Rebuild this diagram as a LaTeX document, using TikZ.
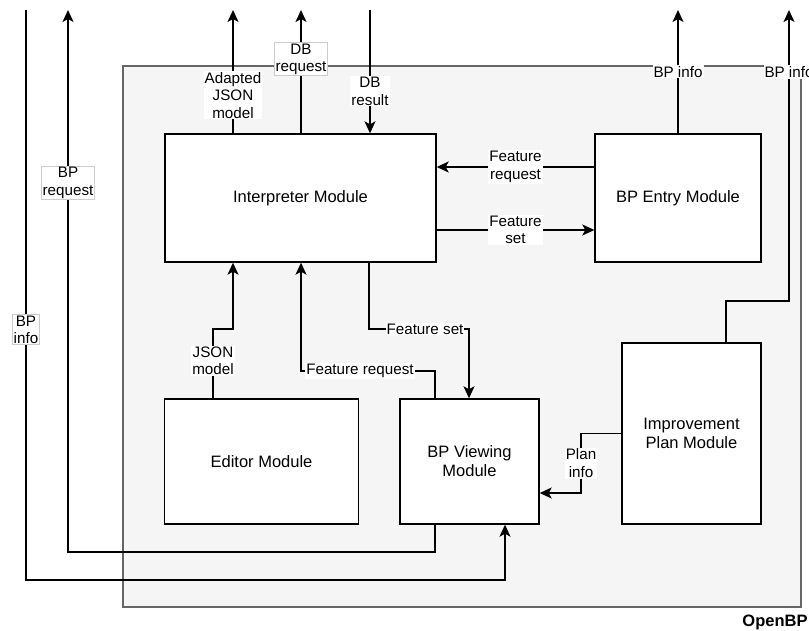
\documentclass[tikz,border=0pt]{standalone}
\usepackage{fontspec}
\setmainfont{Liberation Sans}
\usepackage{xcolor}
\usetikzlibrary{arrows.meta, positioning}
\definecolor{frameline}{HTML}{666666}
\definecolor{framefill}{HTML}{F5F5F5}
\tikzset{
  frame/.style={draw=frameline, fill=framefill, line width=1.4pt, inner sep=0pt},
  box/.style={draw, fill=white, line width=1.4pt, align=center, inner sep=0pt,
    font=\fontsize{16.5}{19}\selectfont},
  arr/.style={-{Stealth[length=12pt, width=11pt, inset=3pt]}, line width=1.4pt},
  ln/.style={line width=1.4pt},
  lbl/.style={fill=white, inner sep=1pt, align=center, font=\fontsize{15.2}{17.5}\selectfont},
  lblb/.style={lbl, draw=gray!40, line width=0.8pt}
}

\begin{document}
\begin{tikzpicture}[x=1pt, y=-1pt]
    \useasboundingbox (0,0) rectangle (809,631);

    % container
    \node[frame, minimum width=678pt, minimum height=541pt] (openbp) at (462,336.5) {};
    \node[font=\bfseries\fontsize{16.5}{19}\selectfont] (openbplbl) at (775,622) {OpenBP};

    % modules
    \node[box, minimum width=271pt, minimum height=128pt] (inter) at (300.5,198) {Interpreter Module};
    \node[box, minimum width=166pt, minimum height=128pt] (entry) at (678,198) {BP Entry Module};
    \node[box, minimum width=194pt, minimum height=125pt] (editor) at (261.5,461.5) {Editor Module};
    \node[box, minimum width=139pt, minimum height=125pt] (view) at (469.5,461.5) {BP Viewing\\Module};
    \node[box, minimum width=139pt, minimum height=181pt] (impr) at (691.5,433.5) {Improvement\\Plan Module};

    % free ends and bends
    \coordinate (tAJ) at (233,10);
    \coordinate (tDBq) at (301,10);
    \coordinate (tDBr) at (370,10);
    \coordinate (tBPe) at (678,10);
    \coordinate (tBPi) at (789,10);
    \coordinate (tBPr) at (68,10);
    \coordinate (tBPl) at (26,10);
    \coordinate (jbend) at (233,329);
    \coordinate (frbend) at (301,371);
    \coordinate (fsbend) at (469,329);
    \coordinate (pbend) at (581,493);
    \coordinate (ibend) at (789,301);
    \coordinate (rbot) at (68,552);
    \coordinate (lbot) at (505,580);

    % interpreter to the outside
    \draw[arr] (tAJ |- inter.north) -- node[lbl, pos=0.31] {Adapted\\JSON\\model} (tAJ);
    \draw[arr] (tDBq |- inter.north) -- node[lblb, pos=0.6] {DB\\request} (tDBq);
    \draw[arr] (tDBr) -- node[lbl, pos=0.66] {DB\\result} (tDBr |- inter.north);
    \draw[arr] (entry.north) -- node[lbl] {BP info} (tBPe);

    % interpreter and entry
    \draw[arr] ([yshift=31pt]entry.west) -- node[lbl] {Feature\\request} ([yshift=31pt]inter.east);
    \draw[arr] ([yshift=-32pt]inter.east) -- node[lbl] {Feature\\set} ([yshift=-32pt]entry.west);

    % lower modules
    \draw[arr] ([xshift=-48.5pt]editor.north) -- node[lbl, pos=0.54] {JSON\\model} ([xshift=-48.5pt]editor.north |- jbend)
      -- (jbend) -- (jbend |- inter.south);
    \draw[arr] ([xshift=-34.5pt]view.north) -- ([xshift=-34.5pt]view.north |- frbend)
      -- node[lbl, pos=0.56] {Feature request} (frbend) -- (frbend |- inter.south);
    \draw[arr] ([xshift=68.5pt]inter.south) -- ([xshift=68.5pt]inter.south |- fsbend)
      -- node[lbl, pos=0.56] {Feature set} (fsbend) -- (fsbend |- view.north);
    \draw[arr] (impr.west) -- (impr.west -| pbend) -- node[lbl] {Plan\\info} (pbend) -- (pbend -| view.east);
    \draw[arr] ([xshift=34.5pt]impr.north) -- ([xshift=34.5pt]impr.north |- ibend) -- (ibend)
      -- node[lbl, pos=0.787] {BP info} (tBPi);

    % loops round the left side
    \draw[arr] ([xshift=-34.5pt]view.south) -- ([xshift=-34.5pt]view.south |- rbot) -- (rbot)
      -- node[lblb, pos=0.681] {BP\\request} (tBPr);
    \draw[arr] (tBPl) -- node[lblb, pos=0.561] {BP\\info} (tBPl |- lbot) -- (lbot) -- (lbot |- view.south);
  \end{tikzpicture}
\end{document}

**Problem to work on**.
Write out the listing word for word, omitting the pictures it holds.

**Expected answer**.
Rebuild this diagram as a LaTeX document, using TikZ.
\documentclass[tikz,border=0pt]{standalone}
\usepackage{fontspec}
\setmainfont{Liberation Sans}
\usepackage{xcolor}
\usetikzlibrary{arrows.meta, positioning}
\definecolor{frameline}{HTML}{666666}
\definecolor{framefill}{HTML}{F5F5F5}
\tikzset{
  frame/.style={draw=frameline, fill=framefill, line width=1.4pt, inner sep=0pt},
  box/.style={draw, fill=white, line width=1.4pt, align=center, inner sep=0pt,
    font=\fontsize{16.5}{19}\selectfont},
  arr/.style={-{Stealth[length=12pt, width=11pt, inset=3pt]}, line width=1.4pt},
  ln/.style={line width=1.4pt},
  lbl/.style={fill=white, inner sep=1pt, align=center, font=\fontsize{15.2}{17.5}\selectfont},
  lblb/.style={lbl, draw=gray!40, line width=0.8pt}
}

\begin{document}
\begin{tikzpicture}[x=1pt, y=-1pt]
    \useasboundingbox (0,0) rectangle (809,631);

    % container
    \node[frame, minimum width=678pt, minimum height=541pt] (openbp) at (462,336.5) {};
    \node[font=\bfseries\fontsize{16.5}{19}\selectfont] (openbplbl) at (775,622) {OpenBP};

    % modules
    \node[box, minimum width=271pt, minimum height=128pt] (inter) at (300.5,198) {Interpreter Module};
    \node[box, minimum width=166pt, minimum height=128pt] (entry) at (678,198) {BP Entry Module};
    \node[box, minimum width=194pt, minimum height=125pt] (editor) at (261.5,461.5) {Editor Module};
    \node[box, minimum width=139pt, minimum height=125pt] (view) at (469.5,461.5) {BP Viewing\\Module};
    \node[box, minimum width=139pt, minimum height=181pt] (impr) at (691.5,433.5) {Improvement\\Plan Module};

    % free ends and bends
    \coordinate (tAJ) at (233,10);
    \coordinate (tDBq) at (301,10);
    \coordinate (tDBr) at (370,10);
    \coordinate (tBPe) at (678,10);
    \coordinate (tBPi) at (789,10);
    \coordinate (tBPr) at (68,10);
    \coordinate (tBPl) at (26,10);
    \coordinate (jbend) at (233,329);
    \coordinate (frbend) at (301,371);
    \coordinate (fsbend) at (469,329);
    \coordinate (pbend) at (581,493);
    \coordinate (ibend) at (789,301);
    \coordinate (rbot) at (68,552);
    \coordinate (lbot) at (505,580);

    % interpreter to the outside
    \draw[arr] (tAJ |- inter.north) -- node[lbl, pos=0.31] {Adapted\\JSON\\model} (tAJ);
    \draw[arr] (tDBq |- inter.north) -- node[lblb, pos=0.6] {DB\\request} (tDBq);
    \draw[arr] (tDBr) -- node[lbl, pos=0.66] {DB\\result} (tDBr |- inter.north);
    \draw[arr] (entry.north) -- node[lbl] {BP info} (tBPe);

    % interpreter and entry
    \draw[arr] ([yshift=31pt]entry.west) -- node[lbl] {Feature\\request} ([yshift=31pt]inter.east);
    \draw[arr] ([yshift=-32pt]inter.east) -- node[lbl] {Feature\\set} ([yshift=-32pt]entry.west);

    % lower modules
    \draw[arr] ([xshift=-48.5pt]editor.north) -- node[lbl, pos=0.54] {JSON\\model} ([xshift=-48.5pt]editor.north |- jbend)
      -- (jbend) -- (jbend |- inter.south);
    \draw[arr] ([xshift=-34.5pt]view.north) -- ([xshift=-34.5pt]view.north |- frbend)
      -- node[lbl, pos=0.56] {Feature request} (frbend) -- (frbend |- inter.south);
    \draw[arr] ([xshift=68.5pt]inter.south) -- ([xshift=68.5pt]inter.south |- fsbend)
      -- node[lbl, pos=0.56] {Feature set} (fsbend) -- (fsbend |- view.north);
    \draw[arr] (impr.west) -- (impr.west -| pbend) -- node[lbl] {Plan\\info} (pbend) -- (pbend -| view.east);
    \draw[arr] ([xshift=34.5pt]impr.north) -- ([xshift=34.5pt]impr.north |- ibend) -- (ibend)
      -- node[lbl, pos=0.787] {BP info} (tBPi);

    % loops round the left side
    \draw[arr] ([xshift=-34.5pt]view.south) -- ([xshift=-34.5pt]view.south |- rbot) -- (rbot)
      -- node[lblb, pos=0.681] {BP\\request} (tBPr);
    \draw[arr] (tBPl) -- node[lblb, pos=0.561] {BP\\info} (tBPl |- lbot) -- (lbot) -- (lbot |- view.south);
  \end{tikzpicture}
\end{document}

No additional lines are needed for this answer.